I think the reasons for this are twofold. The first is that hidden under the camp, Coscarelli has hidden a surprisingly poignant film that explores how we fear and deal with loss. Second, it’s a story that connects with me on a very personal level. My parents divorced when I was about five or six years old, and when they split I lived full time with my dad. Having lived through his own parents’ messy divorce and being forced to move around a lot, my dad wanted me to have more stability. So, I wound up living in the same house with him from when I was two years old until I left for college at eighteen. This will become important in a bit.
But first, a little bit of my history with the Phantasm films. I was familiar with the franchise from a young age, but primarily through catching bits and pieces of the Universal-backed sequel that leaned more heavily into the kinetic set pieces complete with flying body parts, four-barreled shotguns, and chainsaw duels. I don’t think I ever saw the original film in full until I was in my late teens as it was one of the few films I felt the urge to pick up as a blind buy. Coscarelli’s original is a much different film than its follow-up: more subdued in terms of its set pieces, but also more willing to fuck with the audience’s sense of reality. I found myself going back to it time and again, but it never occurred to me to wonder why. I figured the creepy atmosphere, a killer soundtrack, and even one or two gratuitous boob shots were reason enough.
At the time, that was all I needed out of my horror fandom. I didn’t have a lot of fellow horror fans in my circle of friends so I wasn’t compelled to dive into the films I loved with any degree of depth. But about six or seven years ago I discovered the increasingly interesting discourse being held about our beloved genre, and I was intrigued. Listening to a podcast discussion about the first two Phantasm films served as a pivotal moment for me as, for the first time ever, I found myself contemplating the narrative themes of a film to my own life experience.

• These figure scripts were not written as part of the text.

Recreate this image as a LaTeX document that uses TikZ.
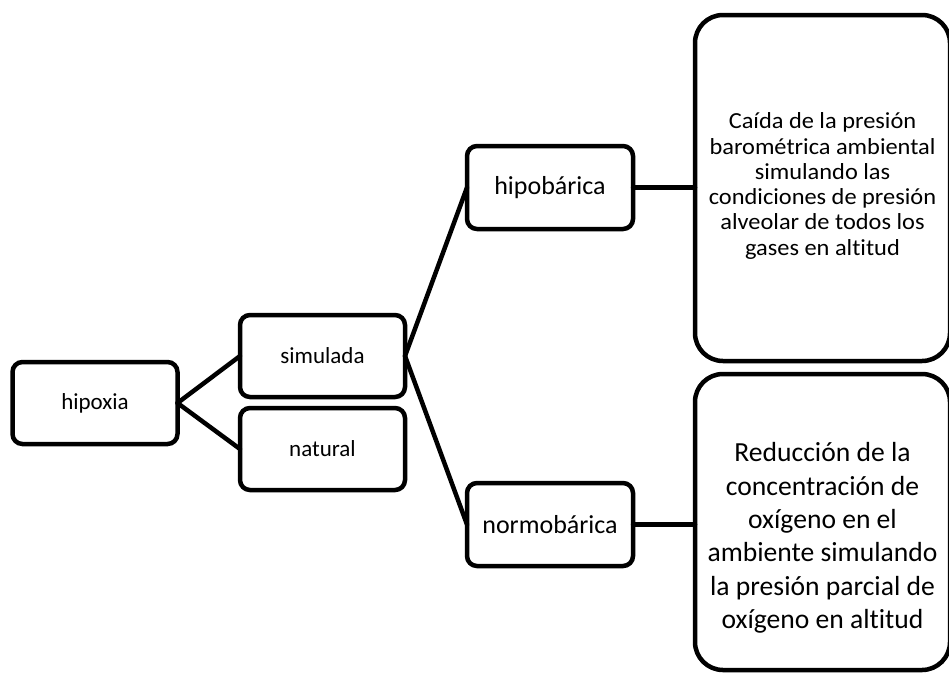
\documentclass[tikz,border=0pt]{standalone}
\usepackage{fontspec}
\setmainfont{Carlito}[Ligatures=NoCommon]
\newfontfamily\widecarlito{Carlito}[FakeStretch=1.06, Ligatures=NoCommon]
\begin{document}
\begin{tikzpicture}[x=1pt,y=-1pt,
  box/.style={draw=black, fill=white, line width=4.5pt, rounded corners=10pt,
    inner sep=0pt, outer sep=0pt, minimum width=165pt, minimum height=82pt,
    font=\fontsize{23}{28}\selectfont},
  midbox/.style={box, minimum width=166pt, minimum height=83pt,
    font=\fontsize{26}{31}\selectfont},
  bigbox/.style={draw=black, fill=white, line width=4.5pt, rounded corners=28pt,
    inner sep=0pt, outer sep=0pt, minimum width=255pt},
  toptext/.style={align=center, inner sep=0pt,
    font=\widecarlito\fontsize{23}{25.3}\selectfont},
  bottext/.style={align=center, inner sep=0pt,
    font=\fontsize{27.6}{33.3}\selectfont},
  link/.style={draw=black, line width=4.5pt, line cap=round, line join=round}
]
\useasboundingbox (0,0) rectangle (949,672);
\clip (0,0) rectangle (949,672);

% tree of boxes, left to right
\node[box] (hipoxia) at (95,403) {hipoxia};
\node[box] (simulada) at (322.5,356) {simulada};
\node[box] (natural) at (322.5,449) {natural};
\node[midbox] (hipobarica) at (550,187.5) {hipobárica};
\node[midbox] (normobarica) at (550,524.5) {normobárica};

% description panels on the right
\node[bigbox, minimum height=346pt] (caida) at (822.5,188) {};
\node[bigbox, minimum height=296pt] (reduccion) at (822.5,522) {};
\node[toptext] (caidatext) at (822.5,186)
  {Caída de la presión\\barométrica ambiental\\simulando las\\condiciones de presión\\alveolar de todos los\\gases en altitud};
\node[bottext] (reducciontext) at (822.5,538)
  {Reducción de la\\concentración de\\oxígeno en el\\ambiente simulando\\la presión parcial de\\oxígeno en altitud};

% connectors
\draw[link] (hipoxia.east) -- (simulada.west);
\draw[link] (hipoxia.east) -- (natural.west);
\draw[link] (simulada.east) -- (hipobarica.west);
\draw[link] (simulada.east) -- (normobarica.west);
\draw[link] (hipobarica.east) -- (hipobarica.east -| caida.west);
\draw[link] (normobarica.east) -- (normobarica.east -| reduccion.west);
\end{tikzpicture}
\end{document}
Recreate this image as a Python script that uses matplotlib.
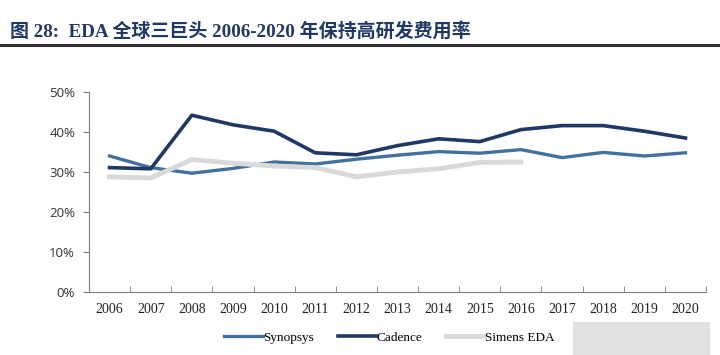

Our young hero Mike is essentially in a single parent household, with his older brother Jody standing in as a father figure after their parents died in a car accident. But Mike can tell that Jody is restless, and he’s terrified that Jody will leave him. I never fully realized that I had this same fear running in the back of my mind throughout most of my childhood. I had (and still have) a very close relationship with my dad, and I think there was always at least a low-key fear hiding in my subconscious that it could very easily be taken away. Not that I was ever afraid that he would abandon me, but there are of course a lot of different ways that you can lose a loved one.
Take, for instance, The Tall Man, a malevolent mortician/alien overlord who specializes in separating family members by all manner of horrible means. He can catfish them into post-coital murder. He can exsanguinate them with those flashy balls of his. Hell, he can just turn them into Jawas and ship them off to another dimension. And while the simplest interpretation for the Tall Man is that he represents a fear of death, I think what’s really scary about him is that he’s a malleable threat. He may kill your loved ones, or he may just take them from you and turn them into something you don’t recognize anymore.
And that’s an important factor considering Mike’s relationship with Jody is about more than just presence. Jody, along with everyone’s favorite horndog purveyor of ice cream, Reggie, represent healthy masculine bonds (or at least as close as you could expect from the late ‘70s). And again this hits close to home in regards to the relationship I have with my old man. One of the things I most appreciate about how he raised me is that he never pushed an Alpha male philosophy on me. He cultivated an atmosphere where being a man wasn’t dependent on pushing down emotions or being the toughest guy in the room, and Jody and Reggie give off a similar vibe. They’re not macho assholes looking to flex literal or metaphorical muscles. They’re just a couple of musicians who are hot as love, man.
Of course, this being a horror movie, we can’t expect these relationships to survive unscathed. Coscarelli gives us not one but two instances that make me process loss in different ways. First, we get Reggie’s death, a chaotic moment in the movie’s climax that serves as the gut punch we’ve been dreading ever since The Tall Man made his presence known. With a knife to the stomach, Reggie is taken from Mike and Jody in a moment that’s grand and dramatic, serving as turning point for the movie as Mike and Jody become resolved to end The Tall Man once and for all after he takes Reggie.
But the more complex moment comes after we think The Tall Man has been destroyed, and we find out that much of what has just occurred is something of a nightmare fantasy that Mike has conjured to make sense of his real loss: Jody has died in a car accident. It’s a very understated moment, as we find out about it during a discussion Mike’s having with Reggie, who it turns out is still alive and well. The cutaway to Mike standing at Jody’s grave is such a harrowing moment because, unlike Reggie’s supposed death, there’s no grand exit. No big goodbye. It’s just Mike standing there alone, on an otherwise gorgeous day. And that’s what scares me. Not necessarily the moment of loss, but how I’m going to live with it afterwards.
Of course, with Phantasm being the surreal trip that it is, there are infinite arguments that could be made about what’s real and what’s not in the film. The final frame of the film, and of course the subsequent sequels, lean into the idea that everything happening is indeed real. But that’s what makes the film (and the series) so special. There are so many interpretations for the film, all of which are valid. This even includes a woman I heard at a recent screening laughing her way through most of the film. Initially, I ground my teeth at this woman’s lack of appreciation for a film that’s so important to me, until I realized that she genuinely loved it for being, as she saw it, B-movie trash.
Ultimately, I realize what I love so much about Phantasm is also what I love so much about horror. It connects with people in very different, often very intimate ways. And ever since I realized I could articulate my love for Phantasm, I found myself craving the opportunity to do it again and again, which brings me to today where I can’t imagine a life without the opportunity to ramble on about our beloved horror genre. And for that I sincerely thank Mike, Jody, Reggie, and even The Tall Man.